Take the line containing "Recreate this image" as the first line and the line containing "r'F_M\,F_S\,F_L\,B_N']" as the last, and output that span verbatim without any images.
"""
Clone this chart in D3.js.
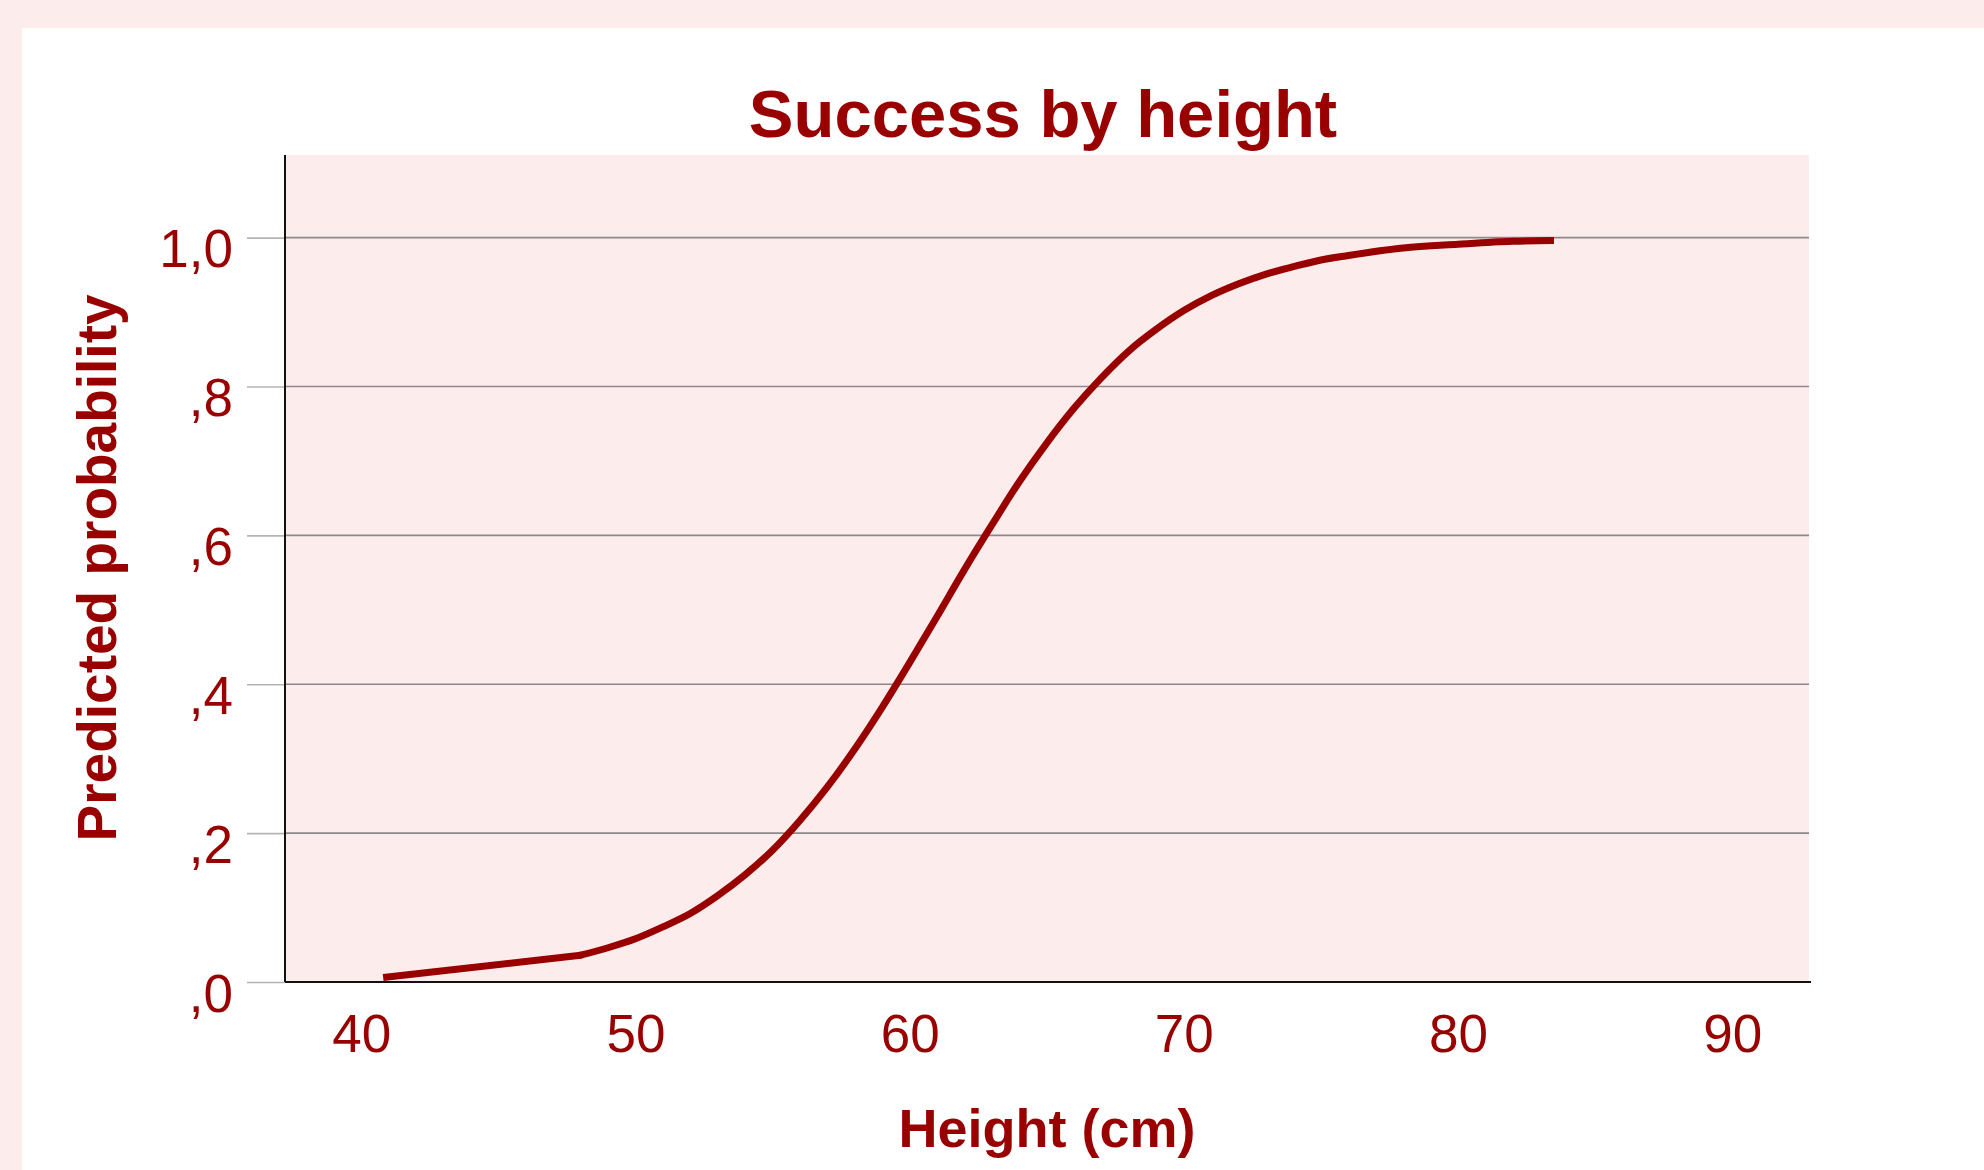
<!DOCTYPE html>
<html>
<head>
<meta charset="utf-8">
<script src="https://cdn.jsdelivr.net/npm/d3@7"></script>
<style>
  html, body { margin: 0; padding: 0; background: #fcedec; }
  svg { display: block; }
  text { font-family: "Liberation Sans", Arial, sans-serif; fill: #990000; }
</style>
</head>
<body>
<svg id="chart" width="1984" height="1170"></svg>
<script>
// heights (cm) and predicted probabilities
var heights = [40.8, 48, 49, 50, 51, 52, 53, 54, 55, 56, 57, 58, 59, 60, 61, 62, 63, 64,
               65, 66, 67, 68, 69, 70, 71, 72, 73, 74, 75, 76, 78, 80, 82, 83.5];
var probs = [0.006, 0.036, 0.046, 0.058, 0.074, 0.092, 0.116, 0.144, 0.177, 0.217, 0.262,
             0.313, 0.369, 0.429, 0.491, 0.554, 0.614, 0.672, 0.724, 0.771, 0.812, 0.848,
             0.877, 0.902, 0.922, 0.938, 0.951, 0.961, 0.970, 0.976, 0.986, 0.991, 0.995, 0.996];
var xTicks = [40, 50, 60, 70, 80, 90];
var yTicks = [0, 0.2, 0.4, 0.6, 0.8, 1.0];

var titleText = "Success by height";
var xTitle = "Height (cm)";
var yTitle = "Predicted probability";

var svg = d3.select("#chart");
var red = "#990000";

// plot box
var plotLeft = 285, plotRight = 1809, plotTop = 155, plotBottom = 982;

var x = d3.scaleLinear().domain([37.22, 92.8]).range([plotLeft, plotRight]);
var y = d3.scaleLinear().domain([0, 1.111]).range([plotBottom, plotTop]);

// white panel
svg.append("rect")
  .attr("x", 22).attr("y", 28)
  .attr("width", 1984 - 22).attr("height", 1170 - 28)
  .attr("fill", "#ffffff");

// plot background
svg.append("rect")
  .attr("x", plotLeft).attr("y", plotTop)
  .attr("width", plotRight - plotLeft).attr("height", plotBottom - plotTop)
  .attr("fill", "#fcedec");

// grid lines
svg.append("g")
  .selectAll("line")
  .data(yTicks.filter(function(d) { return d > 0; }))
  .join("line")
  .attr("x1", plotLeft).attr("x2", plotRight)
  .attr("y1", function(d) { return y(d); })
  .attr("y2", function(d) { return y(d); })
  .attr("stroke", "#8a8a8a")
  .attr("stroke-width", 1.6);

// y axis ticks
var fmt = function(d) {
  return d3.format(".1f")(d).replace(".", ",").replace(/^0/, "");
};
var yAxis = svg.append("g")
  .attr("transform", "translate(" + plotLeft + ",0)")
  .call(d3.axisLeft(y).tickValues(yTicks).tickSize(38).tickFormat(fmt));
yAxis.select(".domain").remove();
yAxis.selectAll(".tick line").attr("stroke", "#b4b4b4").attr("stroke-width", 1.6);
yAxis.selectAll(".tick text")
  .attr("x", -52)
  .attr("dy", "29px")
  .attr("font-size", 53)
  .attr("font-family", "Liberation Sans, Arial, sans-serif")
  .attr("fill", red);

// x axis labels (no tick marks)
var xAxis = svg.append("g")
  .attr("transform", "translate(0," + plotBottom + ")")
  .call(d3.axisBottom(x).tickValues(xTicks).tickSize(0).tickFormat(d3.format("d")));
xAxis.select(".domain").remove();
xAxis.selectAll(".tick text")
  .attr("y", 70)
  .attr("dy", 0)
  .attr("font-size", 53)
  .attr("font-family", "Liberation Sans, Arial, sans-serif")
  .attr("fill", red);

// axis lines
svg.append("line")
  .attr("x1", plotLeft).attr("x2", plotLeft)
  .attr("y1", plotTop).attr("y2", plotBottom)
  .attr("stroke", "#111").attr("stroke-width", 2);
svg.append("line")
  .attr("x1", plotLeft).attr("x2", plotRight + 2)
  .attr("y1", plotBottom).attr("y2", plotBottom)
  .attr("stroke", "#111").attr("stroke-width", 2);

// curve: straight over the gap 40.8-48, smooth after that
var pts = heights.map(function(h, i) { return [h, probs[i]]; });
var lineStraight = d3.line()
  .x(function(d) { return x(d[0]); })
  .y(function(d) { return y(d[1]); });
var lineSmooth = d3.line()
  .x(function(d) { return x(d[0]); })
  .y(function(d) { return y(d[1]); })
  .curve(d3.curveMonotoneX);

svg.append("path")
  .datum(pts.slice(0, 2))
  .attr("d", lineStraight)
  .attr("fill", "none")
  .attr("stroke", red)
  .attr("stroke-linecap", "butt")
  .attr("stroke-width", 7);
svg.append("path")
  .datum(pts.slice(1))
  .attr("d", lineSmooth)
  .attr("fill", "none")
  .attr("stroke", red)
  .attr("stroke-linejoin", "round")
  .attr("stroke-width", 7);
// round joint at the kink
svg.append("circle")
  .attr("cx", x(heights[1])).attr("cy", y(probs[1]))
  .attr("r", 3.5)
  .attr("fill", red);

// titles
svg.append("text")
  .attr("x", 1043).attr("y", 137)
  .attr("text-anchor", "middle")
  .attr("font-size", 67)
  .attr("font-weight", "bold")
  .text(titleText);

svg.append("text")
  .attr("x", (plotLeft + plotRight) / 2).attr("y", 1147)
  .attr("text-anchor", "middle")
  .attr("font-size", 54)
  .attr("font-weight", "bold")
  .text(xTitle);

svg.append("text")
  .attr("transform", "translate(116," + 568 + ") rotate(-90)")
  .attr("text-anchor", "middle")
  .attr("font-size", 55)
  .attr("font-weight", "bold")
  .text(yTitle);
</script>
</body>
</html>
"""
"""
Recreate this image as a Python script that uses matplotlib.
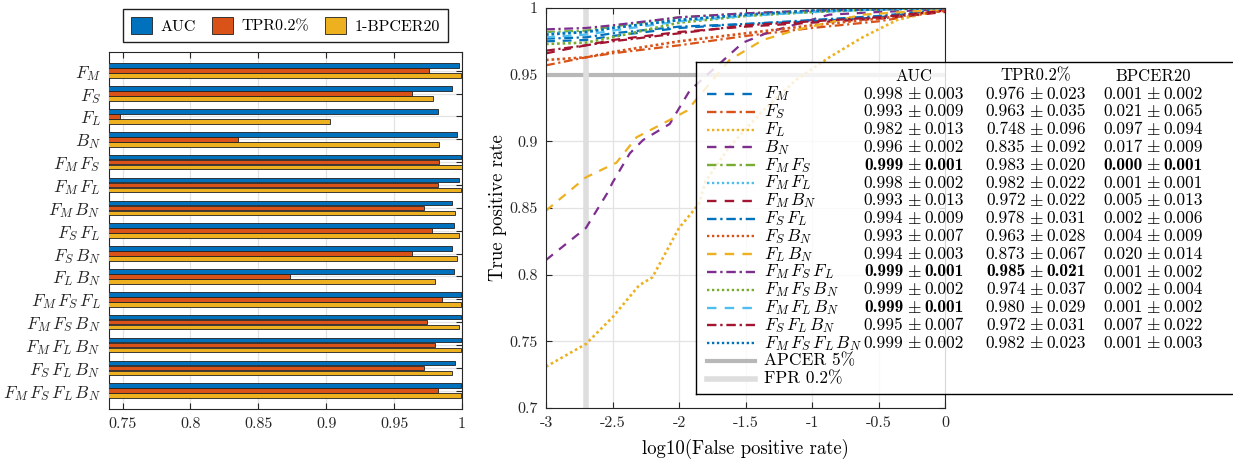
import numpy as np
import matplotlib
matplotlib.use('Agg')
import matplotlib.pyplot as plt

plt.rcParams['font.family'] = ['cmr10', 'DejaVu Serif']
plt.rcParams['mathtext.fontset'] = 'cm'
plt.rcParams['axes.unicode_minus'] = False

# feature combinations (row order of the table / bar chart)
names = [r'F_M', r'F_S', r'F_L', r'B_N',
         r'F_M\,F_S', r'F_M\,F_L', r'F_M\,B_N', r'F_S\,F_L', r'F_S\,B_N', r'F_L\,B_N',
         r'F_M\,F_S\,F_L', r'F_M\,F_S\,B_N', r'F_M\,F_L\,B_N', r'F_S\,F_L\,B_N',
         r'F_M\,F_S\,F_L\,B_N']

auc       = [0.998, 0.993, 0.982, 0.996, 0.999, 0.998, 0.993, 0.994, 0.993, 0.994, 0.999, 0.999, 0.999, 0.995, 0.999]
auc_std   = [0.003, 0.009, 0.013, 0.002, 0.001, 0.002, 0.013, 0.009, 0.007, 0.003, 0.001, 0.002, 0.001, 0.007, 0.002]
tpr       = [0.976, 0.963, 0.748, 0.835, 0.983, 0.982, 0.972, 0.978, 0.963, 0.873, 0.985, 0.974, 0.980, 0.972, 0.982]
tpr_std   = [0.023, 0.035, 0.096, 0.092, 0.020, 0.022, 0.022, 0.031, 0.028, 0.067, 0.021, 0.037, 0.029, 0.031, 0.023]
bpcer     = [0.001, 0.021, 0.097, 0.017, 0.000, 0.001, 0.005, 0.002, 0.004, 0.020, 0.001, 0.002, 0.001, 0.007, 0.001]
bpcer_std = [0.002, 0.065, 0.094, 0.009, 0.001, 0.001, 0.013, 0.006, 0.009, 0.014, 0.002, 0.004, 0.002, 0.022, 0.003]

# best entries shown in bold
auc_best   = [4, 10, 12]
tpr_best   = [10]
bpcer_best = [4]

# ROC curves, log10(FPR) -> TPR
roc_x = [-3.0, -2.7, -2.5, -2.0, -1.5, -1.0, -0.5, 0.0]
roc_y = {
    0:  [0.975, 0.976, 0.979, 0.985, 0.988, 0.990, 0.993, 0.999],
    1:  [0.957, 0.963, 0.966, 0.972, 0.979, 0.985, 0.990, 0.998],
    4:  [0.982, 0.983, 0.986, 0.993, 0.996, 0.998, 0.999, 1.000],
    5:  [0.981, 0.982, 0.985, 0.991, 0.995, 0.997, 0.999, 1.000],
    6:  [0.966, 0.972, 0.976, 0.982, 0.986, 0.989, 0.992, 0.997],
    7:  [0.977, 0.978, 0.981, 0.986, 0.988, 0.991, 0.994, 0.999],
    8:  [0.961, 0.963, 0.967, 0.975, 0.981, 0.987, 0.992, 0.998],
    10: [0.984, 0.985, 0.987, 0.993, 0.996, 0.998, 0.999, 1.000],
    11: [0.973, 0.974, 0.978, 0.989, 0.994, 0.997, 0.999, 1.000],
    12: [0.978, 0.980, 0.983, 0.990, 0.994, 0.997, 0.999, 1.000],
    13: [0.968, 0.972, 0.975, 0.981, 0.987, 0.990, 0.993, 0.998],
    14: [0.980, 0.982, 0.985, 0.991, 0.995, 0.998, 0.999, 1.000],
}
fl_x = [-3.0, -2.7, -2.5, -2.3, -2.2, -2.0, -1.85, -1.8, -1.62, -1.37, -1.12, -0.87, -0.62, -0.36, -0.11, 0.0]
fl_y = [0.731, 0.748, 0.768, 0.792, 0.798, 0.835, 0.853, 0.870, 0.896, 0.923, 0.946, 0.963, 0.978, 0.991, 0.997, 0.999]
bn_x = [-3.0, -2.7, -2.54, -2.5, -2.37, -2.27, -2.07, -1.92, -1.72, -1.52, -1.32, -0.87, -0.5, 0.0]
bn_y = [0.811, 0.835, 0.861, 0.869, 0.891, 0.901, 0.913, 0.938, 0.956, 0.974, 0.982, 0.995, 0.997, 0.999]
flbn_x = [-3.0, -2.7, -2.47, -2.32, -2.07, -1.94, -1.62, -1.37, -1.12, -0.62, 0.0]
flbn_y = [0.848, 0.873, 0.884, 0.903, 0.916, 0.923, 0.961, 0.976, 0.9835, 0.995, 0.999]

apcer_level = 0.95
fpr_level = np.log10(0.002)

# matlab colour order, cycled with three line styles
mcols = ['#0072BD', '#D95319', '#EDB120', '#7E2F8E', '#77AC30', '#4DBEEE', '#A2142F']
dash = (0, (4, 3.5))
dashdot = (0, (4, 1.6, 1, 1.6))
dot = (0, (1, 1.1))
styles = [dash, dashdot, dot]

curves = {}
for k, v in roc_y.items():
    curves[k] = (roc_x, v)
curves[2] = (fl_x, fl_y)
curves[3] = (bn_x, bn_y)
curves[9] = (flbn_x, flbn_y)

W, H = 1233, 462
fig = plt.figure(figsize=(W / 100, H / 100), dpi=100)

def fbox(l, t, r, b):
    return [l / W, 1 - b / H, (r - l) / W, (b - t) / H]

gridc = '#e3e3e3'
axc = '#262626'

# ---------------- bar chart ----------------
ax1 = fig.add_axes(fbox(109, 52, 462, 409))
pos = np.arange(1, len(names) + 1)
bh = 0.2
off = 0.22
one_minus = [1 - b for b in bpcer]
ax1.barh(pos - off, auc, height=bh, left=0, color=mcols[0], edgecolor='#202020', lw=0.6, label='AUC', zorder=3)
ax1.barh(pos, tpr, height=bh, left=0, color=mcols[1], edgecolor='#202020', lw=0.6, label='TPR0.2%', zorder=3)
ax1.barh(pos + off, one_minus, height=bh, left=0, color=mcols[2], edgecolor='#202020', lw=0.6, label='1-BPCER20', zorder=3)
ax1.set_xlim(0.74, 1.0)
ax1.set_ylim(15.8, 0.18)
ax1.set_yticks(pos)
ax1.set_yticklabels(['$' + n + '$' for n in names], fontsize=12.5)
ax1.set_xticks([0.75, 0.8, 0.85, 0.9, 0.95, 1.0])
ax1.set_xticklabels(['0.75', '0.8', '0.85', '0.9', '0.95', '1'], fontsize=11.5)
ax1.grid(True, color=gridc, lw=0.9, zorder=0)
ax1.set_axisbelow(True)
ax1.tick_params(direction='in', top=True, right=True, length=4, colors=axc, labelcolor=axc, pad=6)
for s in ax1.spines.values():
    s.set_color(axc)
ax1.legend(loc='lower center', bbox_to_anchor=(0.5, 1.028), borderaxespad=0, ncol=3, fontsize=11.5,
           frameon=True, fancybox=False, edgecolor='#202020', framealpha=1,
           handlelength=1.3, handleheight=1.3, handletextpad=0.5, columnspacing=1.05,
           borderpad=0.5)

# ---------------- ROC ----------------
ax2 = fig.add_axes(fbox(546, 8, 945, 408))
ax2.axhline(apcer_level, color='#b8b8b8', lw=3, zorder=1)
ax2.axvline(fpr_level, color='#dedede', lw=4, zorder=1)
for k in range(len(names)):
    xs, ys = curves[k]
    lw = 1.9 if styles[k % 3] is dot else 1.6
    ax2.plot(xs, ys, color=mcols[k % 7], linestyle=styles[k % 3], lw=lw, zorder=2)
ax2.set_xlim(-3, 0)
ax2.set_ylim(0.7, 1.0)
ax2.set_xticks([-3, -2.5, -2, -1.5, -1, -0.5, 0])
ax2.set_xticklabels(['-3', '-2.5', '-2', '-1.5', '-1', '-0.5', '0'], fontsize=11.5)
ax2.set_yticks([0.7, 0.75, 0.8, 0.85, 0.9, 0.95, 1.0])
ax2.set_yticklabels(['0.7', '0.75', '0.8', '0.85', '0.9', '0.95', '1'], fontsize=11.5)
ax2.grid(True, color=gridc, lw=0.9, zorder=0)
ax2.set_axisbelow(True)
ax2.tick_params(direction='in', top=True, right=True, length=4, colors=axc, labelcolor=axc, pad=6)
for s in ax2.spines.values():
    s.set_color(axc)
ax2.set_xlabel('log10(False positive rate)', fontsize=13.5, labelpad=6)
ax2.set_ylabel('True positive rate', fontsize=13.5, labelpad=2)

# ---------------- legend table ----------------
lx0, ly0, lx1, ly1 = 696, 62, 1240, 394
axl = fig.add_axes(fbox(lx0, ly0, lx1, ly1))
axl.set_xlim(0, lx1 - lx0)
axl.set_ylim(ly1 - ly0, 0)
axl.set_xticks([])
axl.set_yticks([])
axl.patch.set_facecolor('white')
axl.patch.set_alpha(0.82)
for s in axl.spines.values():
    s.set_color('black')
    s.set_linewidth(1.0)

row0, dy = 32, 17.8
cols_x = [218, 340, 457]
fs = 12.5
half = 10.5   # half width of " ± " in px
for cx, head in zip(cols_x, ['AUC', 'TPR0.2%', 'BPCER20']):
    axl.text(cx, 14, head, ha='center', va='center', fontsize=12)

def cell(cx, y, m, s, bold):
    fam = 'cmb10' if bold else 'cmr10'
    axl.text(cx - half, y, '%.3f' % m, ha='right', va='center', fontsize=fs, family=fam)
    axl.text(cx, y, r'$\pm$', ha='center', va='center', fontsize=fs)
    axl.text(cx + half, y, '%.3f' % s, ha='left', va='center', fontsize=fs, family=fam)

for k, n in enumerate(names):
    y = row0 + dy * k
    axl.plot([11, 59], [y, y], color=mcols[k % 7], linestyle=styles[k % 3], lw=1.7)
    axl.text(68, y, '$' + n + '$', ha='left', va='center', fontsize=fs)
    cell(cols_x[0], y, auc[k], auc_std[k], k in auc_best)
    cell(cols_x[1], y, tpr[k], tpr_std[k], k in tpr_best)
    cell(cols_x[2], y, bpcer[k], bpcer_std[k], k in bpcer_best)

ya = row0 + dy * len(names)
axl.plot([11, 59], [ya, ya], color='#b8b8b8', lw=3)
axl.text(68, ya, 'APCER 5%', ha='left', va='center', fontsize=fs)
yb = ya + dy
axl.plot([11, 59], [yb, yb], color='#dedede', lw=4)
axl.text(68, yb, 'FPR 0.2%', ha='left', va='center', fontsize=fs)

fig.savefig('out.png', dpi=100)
"""
- [Task solution]:
Recreate this image as a Python script that uses matplotlib.
import numpy as np
import matplotlib
matplotlib.use('Agg')
import matplotlib.pyplot as plt

plt.rcParams['font.family'] = ['cmr10', 'DejaVu Serif']
plt.rcParams['mathtext.fontset'] = 'cm'
plt.rcParams['axes.unicode_minus'] = False

# feature combinations (row order of the table / bar chart)
names = [r'F_M', r'F_S', r'F_L', r'B_N',
         r'F_M\,F_S', r'F_M\,F_L', r'F_M\,B_N', r'F_S\,F_L', r'F_S\,B_N', r'F_L\,B_N',
         r'F_M\,F_S\,F_L', r'F_M\,F_S\,B_N', r'F_M\,F_L\,B_N', r'F_S\,F_L\,B_N',
         r'F_M\,F_S\,F_L\,B_N']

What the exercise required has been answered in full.